For the entries that follow, state how many lines include the word "this", giving the number and nothing else.

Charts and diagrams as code
::::::::::
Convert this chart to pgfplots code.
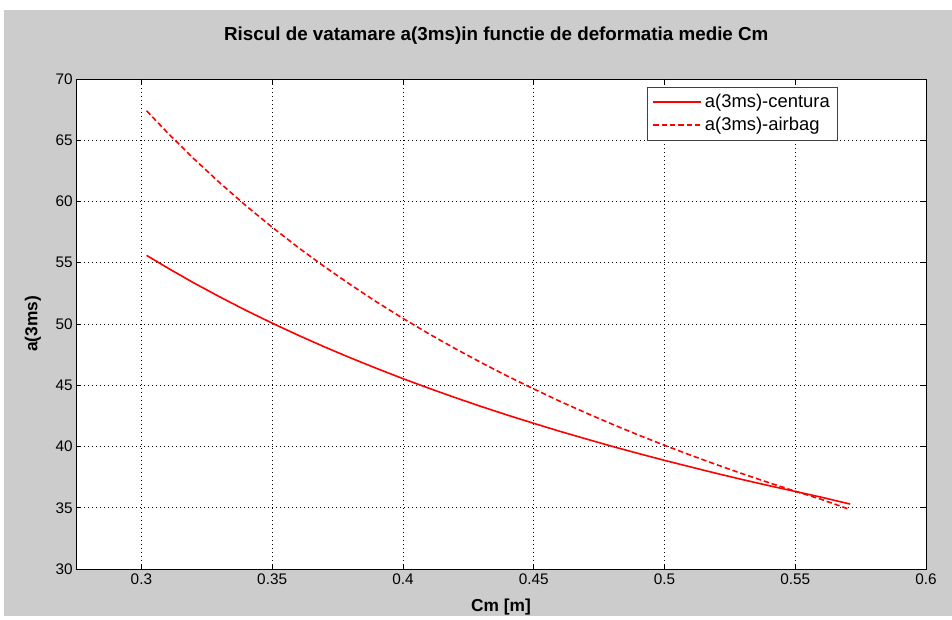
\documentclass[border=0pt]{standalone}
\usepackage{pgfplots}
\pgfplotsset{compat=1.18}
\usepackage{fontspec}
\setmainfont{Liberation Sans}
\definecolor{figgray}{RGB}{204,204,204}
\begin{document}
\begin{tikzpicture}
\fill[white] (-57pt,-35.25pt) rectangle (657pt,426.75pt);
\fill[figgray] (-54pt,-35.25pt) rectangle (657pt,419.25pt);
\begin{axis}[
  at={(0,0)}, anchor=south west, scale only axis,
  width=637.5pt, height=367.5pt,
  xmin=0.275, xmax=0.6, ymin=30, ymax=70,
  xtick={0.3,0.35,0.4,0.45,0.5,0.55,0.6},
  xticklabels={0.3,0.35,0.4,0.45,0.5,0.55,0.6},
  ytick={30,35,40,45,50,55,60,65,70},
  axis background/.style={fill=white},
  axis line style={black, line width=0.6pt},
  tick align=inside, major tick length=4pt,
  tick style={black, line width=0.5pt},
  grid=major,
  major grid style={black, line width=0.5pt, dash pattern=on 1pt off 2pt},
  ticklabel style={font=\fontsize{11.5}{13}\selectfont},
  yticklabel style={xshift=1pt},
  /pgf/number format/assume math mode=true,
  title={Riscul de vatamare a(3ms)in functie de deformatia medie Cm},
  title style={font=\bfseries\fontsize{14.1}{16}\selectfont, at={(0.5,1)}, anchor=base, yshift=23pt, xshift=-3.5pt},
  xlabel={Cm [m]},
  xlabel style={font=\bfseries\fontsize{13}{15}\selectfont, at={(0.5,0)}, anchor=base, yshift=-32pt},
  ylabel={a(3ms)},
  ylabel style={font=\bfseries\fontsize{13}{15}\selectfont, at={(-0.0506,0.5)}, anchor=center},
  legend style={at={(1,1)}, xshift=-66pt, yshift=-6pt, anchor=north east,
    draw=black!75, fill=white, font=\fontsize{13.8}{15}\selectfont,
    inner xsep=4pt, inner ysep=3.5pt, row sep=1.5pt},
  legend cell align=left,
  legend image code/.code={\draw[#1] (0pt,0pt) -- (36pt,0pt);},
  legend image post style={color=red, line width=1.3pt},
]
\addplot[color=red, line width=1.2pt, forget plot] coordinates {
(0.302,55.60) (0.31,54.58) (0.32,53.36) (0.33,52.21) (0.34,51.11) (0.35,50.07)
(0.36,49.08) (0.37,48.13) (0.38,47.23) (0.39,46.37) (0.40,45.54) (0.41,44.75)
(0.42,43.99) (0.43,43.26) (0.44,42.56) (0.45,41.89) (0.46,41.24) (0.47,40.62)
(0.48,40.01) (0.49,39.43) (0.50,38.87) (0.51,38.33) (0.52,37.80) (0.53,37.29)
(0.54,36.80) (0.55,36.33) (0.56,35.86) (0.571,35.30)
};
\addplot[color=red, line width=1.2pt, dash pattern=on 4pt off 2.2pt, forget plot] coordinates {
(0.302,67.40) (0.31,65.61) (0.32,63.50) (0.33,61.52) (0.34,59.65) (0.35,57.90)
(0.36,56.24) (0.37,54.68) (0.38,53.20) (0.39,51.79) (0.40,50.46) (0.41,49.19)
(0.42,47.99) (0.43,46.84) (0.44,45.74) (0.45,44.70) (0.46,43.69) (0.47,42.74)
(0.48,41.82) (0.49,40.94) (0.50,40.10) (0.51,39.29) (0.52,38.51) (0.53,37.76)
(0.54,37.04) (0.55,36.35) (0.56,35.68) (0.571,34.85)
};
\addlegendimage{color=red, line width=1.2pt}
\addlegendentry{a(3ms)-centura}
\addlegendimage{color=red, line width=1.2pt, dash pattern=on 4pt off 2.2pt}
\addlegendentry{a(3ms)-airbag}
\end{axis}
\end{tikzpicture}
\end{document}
::::::::::
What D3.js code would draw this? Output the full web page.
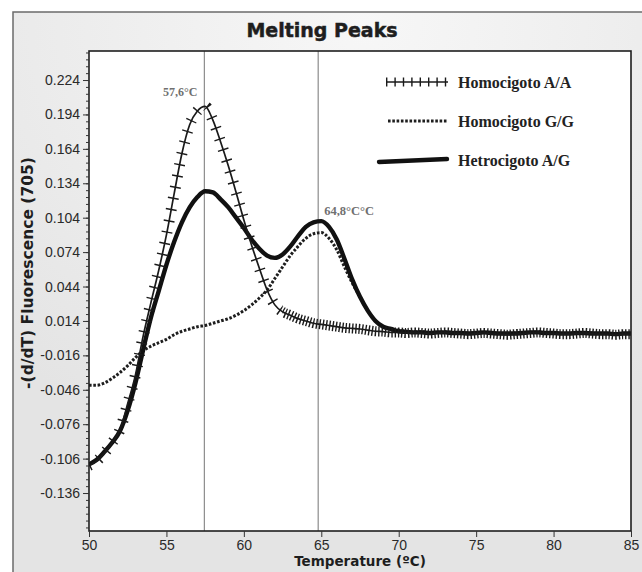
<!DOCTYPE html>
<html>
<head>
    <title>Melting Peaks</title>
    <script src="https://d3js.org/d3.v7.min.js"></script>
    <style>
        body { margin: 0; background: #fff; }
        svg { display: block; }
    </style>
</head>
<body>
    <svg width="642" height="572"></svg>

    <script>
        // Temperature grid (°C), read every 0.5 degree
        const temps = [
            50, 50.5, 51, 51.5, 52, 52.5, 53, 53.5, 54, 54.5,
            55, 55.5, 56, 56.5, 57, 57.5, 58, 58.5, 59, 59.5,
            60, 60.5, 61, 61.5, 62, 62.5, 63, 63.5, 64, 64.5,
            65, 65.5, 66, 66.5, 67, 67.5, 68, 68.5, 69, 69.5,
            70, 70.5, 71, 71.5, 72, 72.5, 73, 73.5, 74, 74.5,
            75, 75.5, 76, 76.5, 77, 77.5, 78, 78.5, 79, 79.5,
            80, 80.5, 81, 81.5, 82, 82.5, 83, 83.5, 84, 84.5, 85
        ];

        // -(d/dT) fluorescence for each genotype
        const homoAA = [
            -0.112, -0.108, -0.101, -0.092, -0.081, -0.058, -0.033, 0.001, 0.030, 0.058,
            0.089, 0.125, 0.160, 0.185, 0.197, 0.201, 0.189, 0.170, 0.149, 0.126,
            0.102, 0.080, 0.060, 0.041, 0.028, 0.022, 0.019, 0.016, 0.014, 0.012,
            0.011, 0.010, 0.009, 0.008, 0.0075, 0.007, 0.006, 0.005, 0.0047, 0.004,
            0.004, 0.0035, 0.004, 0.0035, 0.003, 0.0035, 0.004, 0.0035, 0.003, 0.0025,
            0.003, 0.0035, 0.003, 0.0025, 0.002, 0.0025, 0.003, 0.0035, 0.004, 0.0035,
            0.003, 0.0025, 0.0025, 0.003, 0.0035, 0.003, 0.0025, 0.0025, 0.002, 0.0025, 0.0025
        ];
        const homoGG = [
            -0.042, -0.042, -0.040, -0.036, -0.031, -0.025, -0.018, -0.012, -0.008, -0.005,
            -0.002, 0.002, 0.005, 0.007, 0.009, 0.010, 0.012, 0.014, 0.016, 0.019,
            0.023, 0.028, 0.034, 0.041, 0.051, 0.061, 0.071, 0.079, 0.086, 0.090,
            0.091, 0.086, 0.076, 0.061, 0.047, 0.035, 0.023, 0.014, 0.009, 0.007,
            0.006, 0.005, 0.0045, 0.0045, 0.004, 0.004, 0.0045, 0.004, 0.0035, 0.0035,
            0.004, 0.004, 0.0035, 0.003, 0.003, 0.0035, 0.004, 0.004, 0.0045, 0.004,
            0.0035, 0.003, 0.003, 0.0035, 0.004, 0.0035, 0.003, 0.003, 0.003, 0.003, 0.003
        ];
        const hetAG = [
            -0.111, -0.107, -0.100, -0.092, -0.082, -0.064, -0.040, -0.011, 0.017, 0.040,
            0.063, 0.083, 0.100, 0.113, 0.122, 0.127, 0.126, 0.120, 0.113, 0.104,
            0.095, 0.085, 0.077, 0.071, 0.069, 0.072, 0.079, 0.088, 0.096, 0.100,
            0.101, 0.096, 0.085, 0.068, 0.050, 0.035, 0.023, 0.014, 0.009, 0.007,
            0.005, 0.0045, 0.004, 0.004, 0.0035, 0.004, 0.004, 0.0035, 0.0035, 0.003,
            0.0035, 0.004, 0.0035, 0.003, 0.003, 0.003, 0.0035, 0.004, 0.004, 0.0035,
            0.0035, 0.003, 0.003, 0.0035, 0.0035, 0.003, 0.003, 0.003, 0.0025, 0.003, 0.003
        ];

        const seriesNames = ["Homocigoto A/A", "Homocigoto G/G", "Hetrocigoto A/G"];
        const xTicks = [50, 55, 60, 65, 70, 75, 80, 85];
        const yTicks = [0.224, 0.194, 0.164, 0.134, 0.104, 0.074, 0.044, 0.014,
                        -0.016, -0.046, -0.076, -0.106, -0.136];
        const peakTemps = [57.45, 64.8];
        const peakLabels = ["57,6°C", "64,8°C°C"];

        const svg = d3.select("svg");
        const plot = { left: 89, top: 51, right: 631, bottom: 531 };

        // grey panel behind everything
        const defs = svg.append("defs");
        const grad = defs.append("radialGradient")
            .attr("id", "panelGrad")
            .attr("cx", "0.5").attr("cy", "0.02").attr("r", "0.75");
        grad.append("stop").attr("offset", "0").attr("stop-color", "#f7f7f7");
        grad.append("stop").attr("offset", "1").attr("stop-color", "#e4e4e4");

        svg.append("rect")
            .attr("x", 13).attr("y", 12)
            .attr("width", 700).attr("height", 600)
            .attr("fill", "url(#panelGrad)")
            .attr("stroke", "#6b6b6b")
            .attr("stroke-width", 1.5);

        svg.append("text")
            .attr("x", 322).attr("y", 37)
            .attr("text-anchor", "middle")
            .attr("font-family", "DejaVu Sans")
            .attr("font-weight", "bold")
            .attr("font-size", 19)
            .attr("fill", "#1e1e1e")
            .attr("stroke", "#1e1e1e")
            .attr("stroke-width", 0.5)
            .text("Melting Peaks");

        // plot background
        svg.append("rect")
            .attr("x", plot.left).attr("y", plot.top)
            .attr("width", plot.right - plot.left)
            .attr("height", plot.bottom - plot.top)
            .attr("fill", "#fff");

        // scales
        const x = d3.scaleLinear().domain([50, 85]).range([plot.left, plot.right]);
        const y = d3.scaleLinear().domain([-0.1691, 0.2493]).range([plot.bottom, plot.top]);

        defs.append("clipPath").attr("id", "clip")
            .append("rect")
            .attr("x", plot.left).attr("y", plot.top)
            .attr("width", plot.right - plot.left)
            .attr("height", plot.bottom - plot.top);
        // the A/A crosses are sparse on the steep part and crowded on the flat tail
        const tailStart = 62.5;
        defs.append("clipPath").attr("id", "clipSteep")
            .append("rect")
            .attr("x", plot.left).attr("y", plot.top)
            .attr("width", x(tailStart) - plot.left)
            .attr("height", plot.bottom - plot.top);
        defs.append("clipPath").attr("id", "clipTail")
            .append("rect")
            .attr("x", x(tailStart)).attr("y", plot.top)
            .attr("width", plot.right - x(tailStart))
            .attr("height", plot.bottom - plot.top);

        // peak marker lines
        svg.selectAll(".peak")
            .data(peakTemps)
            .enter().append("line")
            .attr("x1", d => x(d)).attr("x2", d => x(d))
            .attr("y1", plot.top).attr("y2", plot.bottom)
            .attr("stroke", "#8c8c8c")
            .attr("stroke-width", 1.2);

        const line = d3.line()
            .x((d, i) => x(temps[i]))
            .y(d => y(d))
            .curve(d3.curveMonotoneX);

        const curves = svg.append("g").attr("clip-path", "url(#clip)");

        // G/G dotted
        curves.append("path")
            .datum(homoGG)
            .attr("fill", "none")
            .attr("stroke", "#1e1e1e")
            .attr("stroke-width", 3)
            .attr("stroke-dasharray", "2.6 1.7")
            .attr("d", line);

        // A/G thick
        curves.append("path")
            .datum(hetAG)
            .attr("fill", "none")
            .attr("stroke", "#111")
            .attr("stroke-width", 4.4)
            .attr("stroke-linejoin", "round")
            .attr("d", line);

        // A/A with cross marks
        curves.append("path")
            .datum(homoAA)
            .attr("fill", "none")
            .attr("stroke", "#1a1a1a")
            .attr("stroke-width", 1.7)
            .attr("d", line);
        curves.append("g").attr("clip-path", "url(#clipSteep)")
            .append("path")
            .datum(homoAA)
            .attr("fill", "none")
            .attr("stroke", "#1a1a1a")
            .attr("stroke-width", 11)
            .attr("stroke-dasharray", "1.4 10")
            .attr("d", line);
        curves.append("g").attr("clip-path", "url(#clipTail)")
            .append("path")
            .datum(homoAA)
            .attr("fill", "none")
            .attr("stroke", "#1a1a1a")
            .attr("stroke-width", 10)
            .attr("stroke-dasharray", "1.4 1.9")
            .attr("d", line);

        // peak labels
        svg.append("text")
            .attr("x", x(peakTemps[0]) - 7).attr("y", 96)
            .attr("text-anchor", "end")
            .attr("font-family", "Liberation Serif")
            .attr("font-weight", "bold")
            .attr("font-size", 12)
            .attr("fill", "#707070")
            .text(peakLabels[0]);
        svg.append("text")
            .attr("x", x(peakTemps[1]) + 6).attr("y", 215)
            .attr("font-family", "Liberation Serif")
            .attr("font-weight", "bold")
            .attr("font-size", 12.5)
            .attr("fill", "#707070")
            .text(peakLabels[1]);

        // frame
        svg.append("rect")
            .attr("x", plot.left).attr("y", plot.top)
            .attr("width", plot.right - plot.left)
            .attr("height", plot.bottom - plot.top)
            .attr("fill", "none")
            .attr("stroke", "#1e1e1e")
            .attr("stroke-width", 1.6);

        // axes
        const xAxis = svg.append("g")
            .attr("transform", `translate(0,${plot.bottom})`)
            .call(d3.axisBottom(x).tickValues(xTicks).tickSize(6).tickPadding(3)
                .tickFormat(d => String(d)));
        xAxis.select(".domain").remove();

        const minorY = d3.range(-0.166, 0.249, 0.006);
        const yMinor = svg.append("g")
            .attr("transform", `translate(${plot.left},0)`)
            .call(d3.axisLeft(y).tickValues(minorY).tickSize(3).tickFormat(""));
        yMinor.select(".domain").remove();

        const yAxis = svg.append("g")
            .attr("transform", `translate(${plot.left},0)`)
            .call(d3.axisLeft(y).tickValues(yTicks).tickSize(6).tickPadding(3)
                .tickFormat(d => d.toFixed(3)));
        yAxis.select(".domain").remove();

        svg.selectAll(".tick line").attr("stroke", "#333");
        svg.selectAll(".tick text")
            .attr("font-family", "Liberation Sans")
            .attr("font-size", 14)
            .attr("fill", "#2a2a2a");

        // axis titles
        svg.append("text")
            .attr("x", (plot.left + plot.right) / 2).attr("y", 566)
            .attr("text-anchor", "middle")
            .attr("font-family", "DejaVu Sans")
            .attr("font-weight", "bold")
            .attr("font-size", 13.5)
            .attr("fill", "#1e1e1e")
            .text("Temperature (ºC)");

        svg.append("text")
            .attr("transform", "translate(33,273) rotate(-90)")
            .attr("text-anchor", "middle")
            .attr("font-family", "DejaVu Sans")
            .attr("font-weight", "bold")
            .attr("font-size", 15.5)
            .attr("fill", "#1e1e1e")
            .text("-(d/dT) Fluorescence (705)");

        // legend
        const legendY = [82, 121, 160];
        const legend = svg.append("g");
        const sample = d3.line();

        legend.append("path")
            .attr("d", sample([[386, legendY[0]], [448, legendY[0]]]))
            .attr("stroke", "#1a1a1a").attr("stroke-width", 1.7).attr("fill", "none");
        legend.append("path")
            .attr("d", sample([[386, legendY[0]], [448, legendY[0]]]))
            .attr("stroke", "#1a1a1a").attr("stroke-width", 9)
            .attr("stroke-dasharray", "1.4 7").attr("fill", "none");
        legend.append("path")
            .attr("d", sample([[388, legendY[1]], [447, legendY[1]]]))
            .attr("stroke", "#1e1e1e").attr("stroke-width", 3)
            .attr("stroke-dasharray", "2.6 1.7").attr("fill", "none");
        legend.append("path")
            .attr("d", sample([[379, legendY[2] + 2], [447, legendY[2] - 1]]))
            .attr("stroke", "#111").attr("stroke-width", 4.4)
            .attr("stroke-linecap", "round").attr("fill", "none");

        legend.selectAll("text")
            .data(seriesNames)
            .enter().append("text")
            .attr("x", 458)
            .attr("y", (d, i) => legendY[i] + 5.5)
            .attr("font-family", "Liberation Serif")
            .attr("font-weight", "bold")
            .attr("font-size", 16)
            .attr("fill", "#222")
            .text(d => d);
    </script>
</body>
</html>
::::::::::
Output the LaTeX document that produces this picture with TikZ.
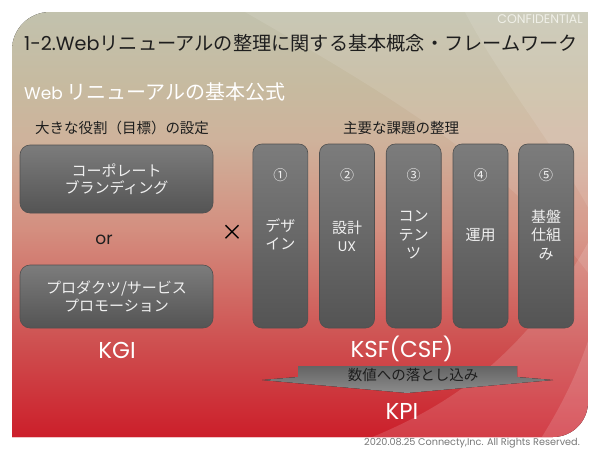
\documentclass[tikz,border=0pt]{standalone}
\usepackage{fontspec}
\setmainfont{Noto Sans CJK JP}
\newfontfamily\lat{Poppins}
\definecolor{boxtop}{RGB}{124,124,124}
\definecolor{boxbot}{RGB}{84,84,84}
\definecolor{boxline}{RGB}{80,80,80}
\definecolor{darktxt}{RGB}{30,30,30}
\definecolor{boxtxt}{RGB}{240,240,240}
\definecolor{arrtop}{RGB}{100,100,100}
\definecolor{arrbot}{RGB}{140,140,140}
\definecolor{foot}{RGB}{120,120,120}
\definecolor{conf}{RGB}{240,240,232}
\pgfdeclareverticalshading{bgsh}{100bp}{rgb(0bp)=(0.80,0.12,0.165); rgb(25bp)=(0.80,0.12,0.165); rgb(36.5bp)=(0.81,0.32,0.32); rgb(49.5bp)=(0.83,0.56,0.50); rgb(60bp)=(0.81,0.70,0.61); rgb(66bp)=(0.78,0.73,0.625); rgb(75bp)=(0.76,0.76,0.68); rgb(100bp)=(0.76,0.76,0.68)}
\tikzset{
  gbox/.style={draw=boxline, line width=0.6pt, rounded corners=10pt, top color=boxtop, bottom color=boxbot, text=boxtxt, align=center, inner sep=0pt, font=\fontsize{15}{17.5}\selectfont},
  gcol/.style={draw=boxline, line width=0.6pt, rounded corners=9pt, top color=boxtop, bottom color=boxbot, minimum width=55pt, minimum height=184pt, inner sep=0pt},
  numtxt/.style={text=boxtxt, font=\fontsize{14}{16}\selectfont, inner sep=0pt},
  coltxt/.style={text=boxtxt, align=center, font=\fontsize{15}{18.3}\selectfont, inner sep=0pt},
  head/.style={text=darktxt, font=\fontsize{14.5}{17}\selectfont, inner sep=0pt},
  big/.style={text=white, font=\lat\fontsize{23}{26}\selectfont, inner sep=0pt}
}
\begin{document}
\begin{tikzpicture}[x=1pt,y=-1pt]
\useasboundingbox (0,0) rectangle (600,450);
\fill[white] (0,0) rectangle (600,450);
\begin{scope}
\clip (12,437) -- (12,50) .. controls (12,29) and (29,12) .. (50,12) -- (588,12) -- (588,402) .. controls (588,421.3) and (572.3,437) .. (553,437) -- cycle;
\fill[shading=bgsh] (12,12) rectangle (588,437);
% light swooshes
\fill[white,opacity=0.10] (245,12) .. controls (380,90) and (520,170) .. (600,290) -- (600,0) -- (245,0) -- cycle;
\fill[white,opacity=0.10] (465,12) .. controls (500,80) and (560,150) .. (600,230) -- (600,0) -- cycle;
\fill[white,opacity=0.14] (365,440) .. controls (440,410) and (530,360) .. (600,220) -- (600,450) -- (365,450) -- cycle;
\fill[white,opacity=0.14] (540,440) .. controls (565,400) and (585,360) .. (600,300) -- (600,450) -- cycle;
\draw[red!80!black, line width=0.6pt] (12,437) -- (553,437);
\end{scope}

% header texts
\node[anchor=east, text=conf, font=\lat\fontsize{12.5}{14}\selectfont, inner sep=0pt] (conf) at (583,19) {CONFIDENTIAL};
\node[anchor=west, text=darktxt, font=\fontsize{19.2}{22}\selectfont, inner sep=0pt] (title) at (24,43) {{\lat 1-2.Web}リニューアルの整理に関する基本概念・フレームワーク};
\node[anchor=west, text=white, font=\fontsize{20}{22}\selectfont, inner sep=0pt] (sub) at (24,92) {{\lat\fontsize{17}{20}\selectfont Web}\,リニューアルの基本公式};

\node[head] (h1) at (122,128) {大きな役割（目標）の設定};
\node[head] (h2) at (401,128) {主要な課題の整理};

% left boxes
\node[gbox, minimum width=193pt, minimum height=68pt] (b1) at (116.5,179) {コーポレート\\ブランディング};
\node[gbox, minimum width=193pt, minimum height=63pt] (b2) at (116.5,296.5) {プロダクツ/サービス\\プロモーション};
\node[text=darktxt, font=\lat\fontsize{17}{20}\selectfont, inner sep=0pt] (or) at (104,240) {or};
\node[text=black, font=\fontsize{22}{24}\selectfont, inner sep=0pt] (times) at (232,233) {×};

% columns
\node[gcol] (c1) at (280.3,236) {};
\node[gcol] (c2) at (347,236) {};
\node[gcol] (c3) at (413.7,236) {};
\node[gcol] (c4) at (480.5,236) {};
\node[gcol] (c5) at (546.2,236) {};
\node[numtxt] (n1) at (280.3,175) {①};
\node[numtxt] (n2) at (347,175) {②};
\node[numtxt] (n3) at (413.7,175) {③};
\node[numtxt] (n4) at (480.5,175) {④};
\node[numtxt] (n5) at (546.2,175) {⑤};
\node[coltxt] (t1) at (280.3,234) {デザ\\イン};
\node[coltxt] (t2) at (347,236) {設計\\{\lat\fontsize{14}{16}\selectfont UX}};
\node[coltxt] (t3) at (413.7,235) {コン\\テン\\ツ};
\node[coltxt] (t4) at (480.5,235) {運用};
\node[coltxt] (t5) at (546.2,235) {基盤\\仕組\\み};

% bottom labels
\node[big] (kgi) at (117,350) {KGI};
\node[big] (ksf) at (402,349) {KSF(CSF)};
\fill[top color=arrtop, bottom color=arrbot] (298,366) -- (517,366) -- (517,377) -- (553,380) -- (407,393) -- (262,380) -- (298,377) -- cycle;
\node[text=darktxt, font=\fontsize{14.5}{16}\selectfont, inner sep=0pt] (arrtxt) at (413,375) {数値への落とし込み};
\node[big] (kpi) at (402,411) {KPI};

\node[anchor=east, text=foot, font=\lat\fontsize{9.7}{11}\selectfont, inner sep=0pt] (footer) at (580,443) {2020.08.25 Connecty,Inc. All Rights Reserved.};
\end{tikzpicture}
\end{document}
::::::::::
• Exercise response
3